Declaraciones como las antes mencionadas no parecen propias de un afán de exactitud estadística, sino de una consigna por opacar logros a como dé lugar, lo cual se infiere no solo del tiempo que dedican a esta tarea en sus intervenciones en programas propios y ajenos, artículos de opinión y otros espacios mediáticos, sino también por su tono y lenguaje corporal, todo lo cual delata una actitud de franca molestia ante la drástica reversión de la violencia delincuencial que costó más de 106,000 vidas desde la firma de la supuesta paz en 1992.
La discusión fundamental no es si a la fecha del 30 de agosto se habían alcanzado 1,000 días limpios o si en ese momento iban 995, tampoco si la tasa es de 1.90 o de 1.93 sobre 100,000 habitantes.
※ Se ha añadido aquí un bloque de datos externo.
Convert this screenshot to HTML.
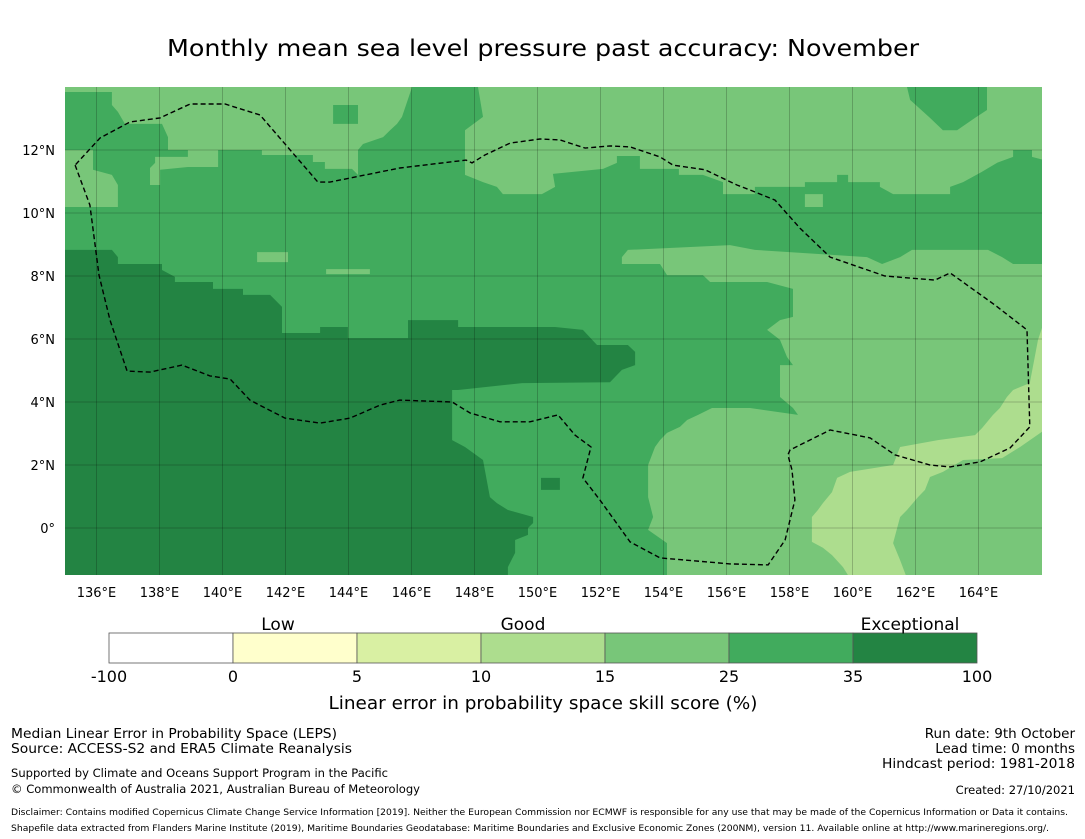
<!DOCTYPE html>
<html><head><meta charset="utf-8"><style>
body{margin:0;background:#fff;}
svg{display:block;font-family:"DejaVu Sans","Liberation Sans",sans-serif;}
</style></head><body>
<svg id="chart" width="1085" height="839" viewBox="0 0 1085 839" xmlns="http://www.w3.org/2000/svg">
<text x="543" y="56" text-anchor="middle" font-size="23.5" textLength="752" lengthAdjust="spacingAndGlyphs">Monthly mean sea level pressure past accuracy: November</text>
<defs><clipPath id="mapclip"><rect x="65" y="87" width="977" height="488"/></clipPath></defs>
<g id="map" clip-path="url(#mapclip)"></g>
<g id="axes"></g>
<g id="cbar"></g>
<text x="278" y="630" text-anchor="middle" font-size="17">Low</text>
<text x="523" y="630" text-anchor="middle" font-size="17">Good</text>
<text x="910" y="630" text-anchor="middle" font-size="17">Exceptional</text>
<text x="543" y="709" text-anchor="middle" font-size="17.5" textLength="429" lengthAdjust="spacingAndGlyphs">Linear error in probability space skill score (%)</text>
<g font-size="13.5">
<text x="11" y="738" textLength="326" lengthAdjust="spacingAndGlyphs">Median Linear Error in Probability Space (LEPS)</text>
<text x="11" y="753" textLength="341" lengthAdjust="spacingAndGlyphs">Source: ACCESS-S2 and ERA5 Climate Reanalysis</text>
<text x="11" y="777" font-size="11.5" textLength="377" lengthAdjust="spacingAndGlyphs">Supported by Climate and Oceans Support Program in the Pacific</text>
<text x="11" y="793" font-size="11.5" textLength="409" lengthAdjust="spacingAndGlyphs">© Commonwealth of Australia 2021, Australian Bureau of Meteorology</text>
</g>
<g font-size="13.5" text-anchor="end">
<text x="1075" y="738">Run date: 9th October</text>
<text x="1075" y="753">Lead time: 0 months</text>
<text x="1075" y="768" textLength="193" lengthAdjust="spacingAndGlyphs">Hindcast period: 1981-2018</text>
<text x="1075" y="794" font-size="11.5">Created: 27/10/2021</text>
</g>
<text x="11" y="815" font-size="9" textLength="1057" lengthAdjust="spacingAndGlyphs">Disclaimer: Contains modified Copernicus Climate Change Service Information [2019]. Neither the European Commission nor ECMWF is responsible for any use that may be made of the Copernicus Information or Data it contains.</text>
<text x="11" y="831" font-size="9" textLength="1038" lengthAdjust="spacingAndGlyphs">Shapefile data extracted from Flanders Marine Institute (2019), Maritime Boundaries Geodatabase: Maritime Boundaries and Exclusive Economic Zones (200NM), version 11. Available online at http://www.marineregions.org/.</text>
</svg>
<script>
const lonTicks=[136,138,140,142,144,146,148,150,152,154,156,158,160,162,164];
const latTicks=[12,10,8,6,4,2,0];
const latLabels=["12°N","10°N","8°N","6°N","4°N","2°N","0°"];
const cbBounds=["-100","0","5","10","15","25","35","100"];
const cbColors=["#ffffff","#ffffcc","#d9f0a3","#addd8e","#78c679","#41ab5d","#238443"];
const regionMedium=[[135,13.84],[136.49,13.84],[136.49,13.43],[136.68,13.21],[136.90,12.83],[138.08,12.83],[138.27,12.41],[138.27,12.0],[141.25,12.0],[141.25,11.84],[142.87,11.84],[142.87,11.62],[143.25,11.62],[143.25,11.40],[144.11,11.40],[144.30,11.21],[144.30,12.0],[144.46,12.19],[145.10,12.41],[145.32,12.63],[145.54,12.83],[145.70,13.05],[146.02,14],[148.11,14],[148.27,13.05],[147.70,12.63],[147.70,11.21],[148.27,10.98],[148.71,10.83],[148.90,10.60],[150.14,10.60],[150.56,10.83],[150.49,11.24],[152.08,11.40],[152.52,11.59],[152.52,11.81],[153.25,11.81],[153.25,11.40],[154.49,11.40],[154.49,11.21],[155.25,11.21],[155.89,10.98],[155.89,10.60],[156.90,10.60],[156.90,10.83],[158.49,10.83],[158.49,10.98],[159.51,10.98],[159.51,11.21],[159.86,11.21],[159.86,10.98],[160.87,10.98],[160.87,10.83],[161.29,10.60],[163.10,10.60],[163.10,10.83],[163.51,10.98],[164.10,11.30],[164.60,11.60],[165.10,11.78],[165.10,12.0],[165.70,12.0],[165.70,11.78],[166.02,11.70],[166.02,8.38],[165.10,8.38],[164.75,8.60],[164.30,8.83],[161.89,8.83],[161.51,8.60],[160.94,8.38],[160.46,8.60],[156.90,8.83],[156.11,8.98],[152.87,8.83],[152.68,8.60],[152.68,8.38],[153.89,8.38],[154.11,8.03],[155.25,8.03],[155.48,7.81],[157.29,7.81],[158.11,7.59],[158.11,6.70],[157.70,6.60],[157.29,6.29],[157.70,5.97],[157.92,5.43],[158.11,5.17],[157.70,5.17],[157.70,4.16],[158.11,3.81],[158.27,3.59],[156.75,3.81],[155.54,3.81],[155.10,3.59],[154.75,3.43],[154.52,3.21],[154.11,3.02],[153.89,2.79],[153.73,2.57],[153.51,2.0],[153.51,0.98],[153.67,0.35],[153.51,-0.06],[154.11,-0.48],[154.11,-1.6],[135,-1.6]];
const regionMediumCross=[[143.51,13.43],[144.30,13.43],[144.30,12.83],[143.51,12.83]];
const regionMediumNE=[[161.73,14],[164.27,14],[164.27,13.27],[163.89,13.02],[163.32,12.63],[162.87,12.63],[162.46,13.02],[161.83,13.59]];
const regionLight1=[[135,12.0],[135.89,12.0],[135.89,11.37],[136.49,11.21],[136.68,10.89],[136.68,10.19],[135,10.19]];
const regionLight2=[[137.70,11.43],[137.86,11.59],[137.86,11.78],[138.90,11.78],[138.90,12.0],[139.86,12.0],[139.86,11.46],[138.90,11.46],[138.02,11.37],[138.02,10.89],[137.70,10.89]];
const regionLight3=[[141.10,8.76],[142.08,8.76],[142.08,8.44],[141.10,8.44]];
const regionLight4=[[143.29,8.22],[144.68,8.22],[144.68,8.06],[143.29,8.06]];
const regionLight5=[[158.49,10.6],[159.06,10.6],[159.06,10.19],[158.49,10.19]];
const regionDark=[[135,8.83],[136.49,8.83],[136.68,8.60],[136.68,8.38],[138.08,8.38],[138.08,8.19],[138.49,7.97],[138.49,7.81],[139.70,7.81],[139.70,7.59],[140.65,7.59],[140.65,7.40],[141.51,7.40],[141.89,7.02],[141.89,6.19],[143.10,6.19],[143.10,6.38],[143.98,6.38],[143.98,6.03],[145.89,6.03],[145.89,6.60],[147.48,6.60],[147.48,6.38],[150.56,6.38],[151.44,6.29],[151.89,5.81],[152.87,5.81],[153.10,5.59],[153.10,5.17],[152.68,5.02],[152.30,4.63],[149.51,4.60],[147.48,4.38],[147.29,4.38],[147.29,2.79],[147.70,2.57],[148.27,2.16],[148.49,0.98],[148.71,0.79],[149.06,0.57],[149.86,0.35],[149.86,0.16],[149.70,0],[149.70,-0.22],[149.29,-0.38],[149.29,-0.79],[149.06,-1.24],[149.06,-1.6],[135,-1.6]];
const regionDarkSquare=[[150.11,1.59],[150.71,1.59],[150.71,1.21],[150.11,1.21]];
const regionPale=[[166.1,6.60],[165.89,5.97],[165.63,4.60],[165.10,4.38],[164.90,4.16],[164.68,3.81],[164.46,3.59],[164.11,3.17],[163.89,2.95],[162.71,2.79],[161.51,2.57],[161.29,2.0],[159.92,1.78],[159.51,1.59],[159.35,1.14],[159.06,0.79],[158.90,0.57],[158.71,0.35],[158.71,-0.44],[159.06,-0.63],[159.35,-0.86],[159.70,-1.24],[159.92,-1.6],[161.73,-1.6],[161.51,-1.02],[161.29,-0.48],[161.51,0.35],[161.73,0.57],[162.08,0.98],[162.30,1.21],[162.46,1.62],[162.87,1.78],[163.51,2.16],[164.75,2.22],[165.32,2.57],[166.1,3.11]];
const boundaryLine=[[135.32,11.52],[135.79,10.25],[136.08,8.03],[136.43,6.60],[136.97,4.98],[137.70,4.95],[138.71,5.17],[139.60,4.83],[140.24,4.73],[140.87,4.06],[141.98,3.49],[143.10,3.33],[144.05,3.49],[145.0,3.90],[145.63,4.06],[147.29,4.0],[147.86,3.65],[148.81,3.37],[149.76,3.37],[150.65,3.59],[151.19,2.95],[151.70,2.57],[151.44,1.59],[151.98,0.89],[152.94,-0.44],[153.89,-0.95],[156.11,-1.14],[157.32,-1.17],[157.86,-0.38],[158.17,0.89],[158.08,1.84],[157.95,2.32],[158.02,2.48],[159.29,3.11],[160.56,2.86],[161.35,2.32],[162.46,2.0],[163.10,1.94],[164.05,2.10],[165.0,2.54],[165.63,3.21],[165.54,6.29],[164.52,7.08],[163.10,8.10],[162.62,7.87],[161.03,8.0],[159.29,8.60],[158.33,9.52],[157.54,10.41],[156.75,10.73],[156.33,10.89],[155.32,11.37],[154.30,11.52],[153.89,11.78],[152.94,12.10],[152.30,12.13],[151.51,12.06],[150.71,12.32],[150.08,12.35],[149.13,12.22],[148.33,11.84],[147.92,11.59],[147.73,11.68],[145.63,11.43],[143.41,10.98],[143.03,10.98],[141.19,13.11],[140.08,13.46],[138.97,13.46],[138.02,13.02],[137.06,12.89],[136.11,12.38],[135.32,11.52]];

const X=lon=>65+(lon-135)*31.5;
const Y=lat=>87+(14-lat)*31.5;
const NS="http://www.w3.org/2000/svg";
function mk(tag,attrs,parent){const e=document.createElementNS(NS,tag);for(const k in attrs)e.setAttribute(k,attrs[k]);parent.appendChild(e);return e;}
const pts=a=>a.map(p=>X(p[0]).toFixed(1)+","+Y(p[1]).toFixed(1)).join(" ");
const map=document.getElementById("map");
const bg=mk("rect",{x:65,y:87,width:977,height:488,fill:"#78c679"},map);


function region(arr,fill,name){const p=mk("polygon",{points:pts(arr),fill:fill},map);

}
region(regionMedium,"#41ab5d","region-25-35");
region(regionMediumCross,"#41ab5d","region-25-35-patch");
region(regionMediumNE,"#41ab5d","region-25-35-northeast");
region(regionLight1,"#78c679","region-15-25-west");
region(regionLight2,"#78c679","region-15-25-patch");
region(regionLight3,"#78c679","region-15-25-strip");
region(regionLight4,"#78c679","region-15-25-strip-2");
region(regionLight5,"#78c679","region-15-25-patch-2");
region(regionDark,"#238443","region-35-100");
region(regionDarkSquare,"#238443","region-35-100-patch");
region(regionPale,"#addd8e","region-10-15");
lonTicks.forEach(l=>{const g=mk("line",{x1:X(l),x2:X(l),y1:87,y2:575,stroke:"rgba(0,0,0,0.2)","stroke-width":1},map);

});
latTicks.forEach(l=>{const g=mk("line",{x1:65,x2:1042,y1:Y(l),y2:Y(l),stroke:"rgba(0,0,0,0.2)","stroke-width":1},map);

});
const bl=mk("polyline",{points:pts(boundaryLine),fill:"none",stroke:"#000","stroke-width":1.4,"stroke-dasharray":"5,3"},map);


const axes=document.getElementById("axes");
lonTicks.forEach(l=>{const t=mk("text",{x:X(l),y:597,"text-anchor":"middle","font-size":13},axes);t.textContent=l+"°E";

});
latTicks.forEach((l,i)=>{const t=mk("text",{x:55,y:Y(l)+5,"text-anchor":"end","font-size":13},axes);t.textContent=latLabels[i];

});
const cb=document.getElementById("cbar");
const segW=124;
cbColors.forEach((c,i)=>{const r=mk("rect",{x:109+i*segW,y:633,width:segW,height:30,fill:c,stroke:"#555","stroke-width":0.8},cb);

});
cbBounds.forEach((b,i)=>{const t=mk("text",{x:109+i*segW,y:682,"text-anchor":"middle","font-size":16},cb);t.textContent=b;

});
</script>
</body></html>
Lo verdaderamente importante es la existencia real y efectividad del Plan Control Territorial, que ha devuelto a la población la libertad de vivir, trabajar y movilizarse sin estar bajo el permanente acoso criminal de las pandillas. Lo central, aquí y ahora, es la constatación estadística, testimonial y vivencial de que los esfuerzos cotidianos de la gente por salir adelante ya no son bloqueados por intimidaciones, extorsiones, reclutamientos delincuenciales, desplazamientos forzados, violaciones y homicidios de las pandillas, que fueron la norma durante las tres décadas de terror en que el país se vio sumergido.
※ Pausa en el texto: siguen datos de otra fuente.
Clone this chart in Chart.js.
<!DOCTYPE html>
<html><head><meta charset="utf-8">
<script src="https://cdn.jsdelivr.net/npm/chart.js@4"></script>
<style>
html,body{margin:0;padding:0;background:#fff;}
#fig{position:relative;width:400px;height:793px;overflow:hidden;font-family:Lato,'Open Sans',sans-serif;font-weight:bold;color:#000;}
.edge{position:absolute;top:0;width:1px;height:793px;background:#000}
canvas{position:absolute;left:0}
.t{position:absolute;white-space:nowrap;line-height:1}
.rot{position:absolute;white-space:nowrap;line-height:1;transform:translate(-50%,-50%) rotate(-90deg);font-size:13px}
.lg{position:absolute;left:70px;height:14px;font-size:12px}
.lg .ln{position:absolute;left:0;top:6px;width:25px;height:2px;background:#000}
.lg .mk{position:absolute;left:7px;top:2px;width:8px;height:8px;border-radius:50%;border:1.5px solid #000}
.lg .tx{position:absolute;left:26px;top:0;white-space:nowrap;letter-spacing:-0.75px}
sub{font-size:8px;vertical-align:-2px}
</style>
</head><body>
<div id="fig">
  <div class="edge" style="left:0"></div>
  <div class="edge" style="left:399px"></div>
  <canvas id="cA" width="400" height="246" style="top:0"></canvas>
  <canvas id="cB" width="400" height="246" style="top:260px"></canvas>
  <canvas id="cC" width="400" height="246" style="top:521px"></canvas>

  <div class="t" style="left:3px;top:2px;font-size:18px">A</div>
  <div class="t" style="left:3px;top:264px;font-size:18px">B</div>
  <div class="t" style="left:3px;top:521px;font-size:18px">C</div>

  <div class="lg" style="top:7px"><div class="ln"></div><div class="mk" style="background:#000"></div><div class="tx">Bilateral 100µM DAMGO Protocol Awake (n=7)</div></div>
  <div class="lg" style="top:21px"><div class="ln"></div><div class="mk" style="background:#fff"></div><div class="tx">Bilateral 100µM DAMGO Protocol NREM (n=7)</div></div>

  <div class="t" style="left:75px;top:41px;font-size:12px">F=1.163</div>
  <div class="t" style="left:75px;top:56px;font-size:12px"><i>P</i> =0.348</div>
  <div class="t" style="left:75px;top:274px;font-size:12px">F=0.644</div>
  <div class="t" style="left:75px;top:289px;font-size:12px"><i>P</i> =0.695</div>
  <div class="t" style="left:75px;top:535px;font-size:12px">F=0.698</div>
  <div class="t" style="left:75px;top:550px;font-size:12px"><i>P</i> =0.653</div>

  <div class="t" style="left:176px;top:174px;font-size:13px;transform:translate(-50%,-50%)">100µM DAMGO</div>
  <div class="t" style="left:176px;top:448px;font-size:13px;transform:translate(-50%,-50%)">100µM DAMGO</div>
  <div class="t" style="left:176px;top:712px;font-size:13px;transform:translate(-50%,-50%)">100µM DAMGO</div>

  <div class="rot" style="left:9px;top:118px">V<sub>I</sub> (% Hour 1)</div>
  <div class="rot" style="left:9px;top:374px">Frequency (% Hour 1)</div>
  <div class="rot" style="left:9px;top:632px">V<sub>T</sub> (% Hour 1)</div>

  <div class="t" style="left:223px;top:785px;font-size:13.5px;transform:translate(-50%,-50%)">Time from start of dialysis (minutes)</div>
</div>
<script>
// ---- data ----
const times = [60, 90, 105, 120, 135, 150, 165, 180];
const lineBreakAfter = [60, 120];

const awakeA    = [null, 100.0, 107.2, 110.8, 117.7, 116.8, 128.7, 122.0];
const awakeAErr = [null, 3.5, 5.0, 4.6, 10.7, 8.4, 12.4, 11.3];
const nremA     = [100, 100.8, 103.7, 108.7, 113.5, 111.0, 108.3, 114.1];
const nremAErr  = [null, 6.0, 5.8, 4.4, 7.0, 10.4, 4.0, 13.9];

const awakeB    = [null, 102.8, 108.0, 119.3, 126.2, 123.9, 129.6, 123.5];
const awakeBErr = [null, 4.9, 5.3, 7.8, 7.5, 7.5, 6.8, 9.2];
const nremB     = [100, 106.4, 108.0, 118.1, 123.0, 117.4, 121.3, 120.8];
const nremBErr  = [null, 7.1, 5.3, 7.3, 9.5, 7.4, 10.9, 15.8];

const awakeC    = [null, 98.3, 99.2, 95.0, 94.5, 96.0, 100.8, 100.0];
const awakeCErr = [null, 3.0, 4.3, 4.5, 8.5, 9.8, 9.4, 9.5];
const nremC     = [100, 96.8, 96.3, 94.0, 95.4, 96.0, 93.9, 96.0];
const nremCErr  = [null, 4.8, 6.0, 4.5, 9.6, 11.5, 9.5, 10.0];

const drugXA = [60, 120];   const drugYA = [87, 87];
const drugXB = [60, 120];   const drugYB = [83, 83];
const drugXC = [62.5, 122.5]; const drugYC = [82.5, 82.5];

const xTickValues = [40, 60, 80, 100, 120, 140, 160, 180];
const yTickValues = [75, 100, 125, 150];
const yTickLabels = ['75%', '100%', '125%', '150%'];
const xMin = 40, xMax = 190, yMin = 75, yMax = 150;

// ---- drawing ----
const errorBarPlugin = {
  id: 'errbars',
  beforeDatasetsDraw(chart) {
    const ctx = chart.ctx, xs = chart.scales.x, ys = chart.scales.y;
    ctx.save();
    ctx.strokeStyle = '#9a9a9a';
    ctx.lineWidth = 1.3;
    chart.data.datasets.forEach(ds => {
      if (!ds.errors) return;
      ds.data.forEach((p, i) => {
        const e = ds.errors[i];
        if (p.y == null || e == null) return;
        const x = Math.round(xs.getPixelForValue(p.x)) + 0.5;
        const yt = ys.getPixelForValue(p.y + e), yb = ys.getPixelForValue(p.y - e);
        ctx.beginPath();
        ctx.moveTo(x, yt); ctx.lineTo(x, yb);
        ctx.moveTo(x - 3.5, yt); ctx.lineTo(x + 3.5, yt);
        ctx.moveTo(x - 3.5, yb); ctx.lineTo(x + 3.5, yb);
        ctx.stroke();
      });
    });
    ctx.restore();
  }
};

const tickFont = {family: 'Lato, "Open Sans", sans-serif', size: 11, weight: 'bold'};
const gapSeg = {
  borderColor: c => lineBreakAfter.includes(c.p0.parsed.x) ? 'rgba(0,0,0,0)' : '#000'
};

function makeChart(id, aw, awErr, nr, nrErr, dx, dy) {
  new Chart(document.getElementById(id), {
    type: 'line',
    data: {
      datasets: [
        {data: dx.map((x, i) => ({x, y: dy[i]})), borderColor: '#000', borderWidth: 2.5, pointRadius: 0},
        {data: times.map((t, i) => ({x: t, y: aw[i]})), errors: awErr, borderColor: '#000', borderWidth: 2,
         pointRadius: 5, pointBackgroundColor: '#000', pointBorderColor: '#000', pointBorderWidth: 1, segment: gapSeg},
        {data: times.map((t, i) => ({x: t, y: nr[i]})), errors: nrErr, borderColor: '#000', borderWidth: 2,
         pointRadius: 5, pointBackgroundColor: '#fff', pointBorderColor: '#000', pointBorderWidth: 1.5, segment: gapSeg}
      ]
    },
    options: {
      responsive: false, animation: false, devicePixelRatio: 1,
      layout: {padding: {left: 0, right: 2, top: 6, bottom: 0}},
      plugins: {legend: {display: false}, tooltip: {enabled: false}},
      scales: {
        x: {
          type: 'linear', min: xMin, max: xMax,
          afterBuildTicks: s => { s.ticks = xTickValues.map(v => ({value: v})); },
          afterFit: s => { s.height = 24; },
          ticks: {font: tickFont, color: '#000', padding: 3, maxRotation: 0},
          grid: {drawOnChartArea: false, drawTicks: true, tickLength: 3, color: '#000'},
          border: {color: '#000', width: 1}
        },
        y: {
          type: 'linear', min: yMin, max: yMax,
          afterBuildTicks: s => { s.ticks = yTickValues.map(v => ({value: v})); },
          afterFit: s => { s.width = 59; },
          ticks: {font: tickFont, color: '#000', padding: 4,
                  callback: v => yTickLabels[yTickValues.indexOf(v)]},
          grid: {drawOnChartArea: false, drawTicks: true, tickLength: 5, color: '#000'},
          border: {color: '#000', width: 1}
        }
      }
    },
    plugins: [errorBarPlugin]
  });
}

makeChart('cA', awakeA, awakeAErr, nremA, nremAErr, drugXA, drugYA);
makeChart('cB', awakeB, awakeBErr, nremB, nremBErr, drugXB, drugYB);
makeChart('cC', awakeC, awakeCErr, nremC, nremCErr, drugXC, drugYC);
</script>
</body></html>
En la tarea de reducir la violencia, está claro que aún hay mucho trabajo por hacer. Este desafío nacional requiere trabajar en conjunto, desde todas las instancias públicas y privadas, para bajar hasta donde se pueda —y ojalá erradicar— los hechos violentos que aún ocurren, producto de la falta de gestión de las propias emociones y una cultura de intolerancia milenaria. La clave está en entender los avances logrados como motivación y prueba palpable de que cuando se quiere, se puede.